As with most other transport systems, it's good when it works and it's hugely popular as a way of moving millions of people around London on a daily basis. Even at 7am it's hard to get a seat on a District Line going into London and on the way home it can be a long stand as well.

As of 9pm tomorrow and for 48 hours, most of London will have to cope without the Tube or at least the greater part of it as Bob Crow's RMT, along with the TSSA, stage a 48-hour stage. London Underground, who may yet hope that the strike will be much less solid than the RMT expect, are making a brave front of putting on some kind of service but the reality for most Londoners is that the Tube will shut down for 48 hours.

Indeed, I was left wondering how many people, whose command of English is far from strong, will turn up at the Station (which will be closed) on Wednesday morning oblivious as to what is going on and above all why.

London's Underground system is a fantastic example of Victorian engineering and that's the problem. Unlike other cities who have been able to develop using state-of-the-art technology, London has had to try and renew its system (often on a shoestring) and while keeping the show on the road. The future, as envisaged by London Underground and by London mayor Boris Johnson is a crisp, clean, wholly automated system where driverless trains rule and where stations are banks of machines for managing Oyster cards leaving the main tourist stations to be staffed by friendly knowledgeable ambassadors who will point the tourists in the right direction.

The ticket offices at stations will become retail outlets creating more income for the system at stations in use twenty-four hours a day.

It's a fine vision and it might work in Hong Kong or Singapore but London is very different.

As Mrs Stodge has reminded me, the ticket office isn't just a place to buy and sell tickets - it's a place of refuge and sanctuary for those needing or wanting help. The unreliable machines will always need human backups and while those arguing for the Boris future claim crime is reduced with staff out of ticket offices, it isn't just about petty crime. It's about helping the sick or the injured.

Late at night, some Tube stations can be intimidating places. Fare evasion, often by young men of all races, colours and creeds, is endemic and it can be unnerving, especially for women, having to use these stations. The staff in the ticket office, the final refuge, the place of sanctuary, are the line of defence.

Bob Crow plays the pantomime villain well and the vilification has already started.
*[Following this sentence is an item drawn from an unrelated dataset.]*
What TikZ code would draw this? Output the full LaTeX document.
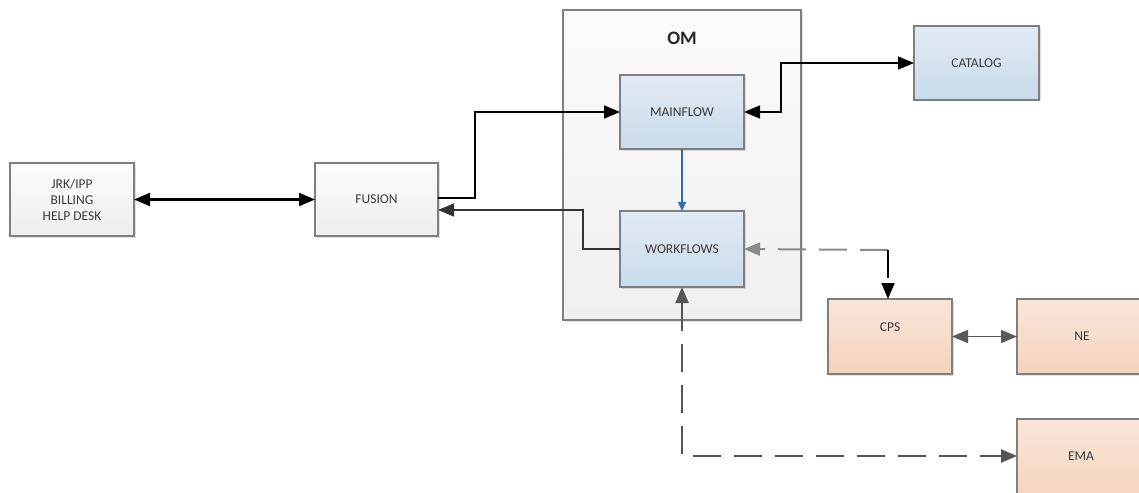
\documentclass[tikz,border=0pt]{standalone}
\usepackage{fontspec}
\setmainfont{Carlito}
\usetikzlibrary{arrows.meta,shadows,calc}

\definecolor{edge}{HTML}{7F7F7F}
\definecolor{grayT}{HTML}{FDFDFD}
\definecolor{grayB}{HTML}{EDEDED}
\definecolor{blueT}{HTML}{E2EAF3}
\definecolor{blueB}{HTML}{C9DBEB}
\definecolor{orT}{HTML}{F9E6DA}
\definecolor{orB}{HTML}{F3D3BC}
\definecolor{omT}{HTML}{FBFBFB}
\definecolor{omB}{HTML}{EFEFEF}
\definecolor{txt}{HTML}{3A3A3A}
\definecolor{flow}{HTML}{2E6DB4}
\definecolor{dashgray}{HTML}{8A8A8A}
\definecolor{dashdark}{HTML}{555555}

\tikzset{
  box/.style={draw=edge, line width=1.3pt, anchor=north west, outer sep=0pt,
    inner sep=0pt, align=center, text=txt, font=\fontsize{13.5}{16}\selectfont,
    drop shadow={shadow xshift=1.5pt, shadow yshift=-1.5pt, opacity=0.25}},
  graybox/.style={box, top color=grayT, bottom color=grayB},
  bluebox/.style={box, top color=blueT, bottom color=blueB},
  orangebox/.style={box, top color=orT, bottom color=orB},
  bigtip/.tip={Triangle[length=16pt, width=13pt]},
  link/.style={line width=1.4pt, -bigtip},
  dlink/.style={dashed, dash pattern=on 28pt off 13pt, line width=2pt},
}

\begin{document}
\begin{tikzpicture}[x=1pt, y=-1pt]
\useasboundingbox (0,0) rectangle (1139,492);
\clip (0,0) rectangle (1139,492);

% container
\node[box, top color=omT, bottom color=omB, minimum width=238pt, minimum height=310pt] (om) at (563,10) {};
\node[font=\bfseries\fontsize{19}{22}\selectfont, text=black!85] (omlabel) at (682,38) {OM};

% blocks
\node[graybox, minimum width=124pt, minimum height=73pt] (jrk) at (10,163) {JRK/IPP\\BILLING\\HELP DESK};
\node[graybox, minimum width=123pt, minimum height=73pt] (fusion) at (315,163) {FUSION};
\node[bluebox, minimum width=124pt, minimum height=74pt] (mainflow) at (620,75) {MAINFLOW};
\node[bluebox, minimum width=124pt, minimum height=76pt] (workflows) at (620,211) {WORKFLOWS};
\node[bluebox, minimum width=125pt, minimum height=74pt] (catalog) at (914,26) {CATALOG};
\node[orangebox, minimum width=124pt, minimum height=75pt] (cps) at (828,299) {};
\node[txt, font=\fontsize{13.5}{16}\selectfont] (cpslabel) at (890,327) {CPS};
\node[orangebox, minimum width=130pt, minimum height=75pt] (ne) at (1017,299) {NE};
\node[orangebox, minimum width=130pt, minimum height=85pt] (ema) at (1017,419) {};
\node[txt, font=\fontsize{13.5}{16}\selectfont] (emalabel) at (1081,456) {EMA};

% bends
\coordinate (f1) at (475,198);
\coordinate (w1) at (583,210);
\coordinate (c1) at (781,63);
\coordinate (d1) at (888,250);
\coordinate (e1) at (682,456);

% connectors
\draw[line width=2.2pt, bigtip-bigtip] (jrk.east) -- (fusion.west);
\draw[link] (fusion.east |- f1) -- (f1) |- (mainflow.west);
\draw[link, black!80] (workflows.west) -| (w1) -- (w1 -| fusion.east);
\draw[line width=1.4pt, flow, -{Triangle[length=9pt, width=8pt]}] (mainflow.south) -- (workflows.north);
\draw[line width=1.6pt, bigtip-bigtip] (mainflow.east) -| (c1) -- (c1 -| catalog.west);
\draw[line width=1.6pt, black!65, bigtip-bigtip] (cps.east) -- (ne.west);

% dashed links
\draw[dlink, dashgray, -bigtip] (d1) -- (workflows.east);
\draw[dlink, black, -bigtip] (d1) -- (d1 |- cps.north);
\draw[dlink, dashdark, bigtip-bigtip] (workflows.south) -- (e1) -- (e1 -| ema.west);
\end{tikzpicture}
\end{document}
He is an unreconstructed Socialist which is fair enough but that is meat and drink to the pro-Boris pro-Conservative London press such as the Evening Standard. Needless to say, the vilification is the proverbial water off the metaphorical duck's back to Crow but this strike is not without risk for him.

IF the strike is solid, it will be a victory for Crow but past experience tells us solidarity within the RMT isn't all it could be and by keeping the strikes to 48 hours, Crow is probably reasoning that his members will hold the line for a short strike. I still think there will be slippage and London Underground will doubtless use their propaganda and media friends to play up any improvement on the meagre service being offered as an achievement.

Yet the core debate about the future of the Underground remains unresolved - as a passenger, I want more than a glossy façade and Hong Kong-like efficiency. The big issue going forward is capacity - with London already over 8 million and growing at a million per decade, chronic overcrowding is looming as lines simply cannot cope with the demand and are hamstrung by obsolete signalling.

Plans to run a 24-hour a day service are all well and good but for all the possibilities of flexible working, most people still work traditional hours and the need for the service to cope with these peaks of demand is clear.

It wouldn't be the biggest surprise if the strike was cancelled tomorrow afternoon or evening - both Crow and Johnson are past masters of brinkmanship - but if it goes ahead, the vitriol and recrimination will be flowing even if the trains won't.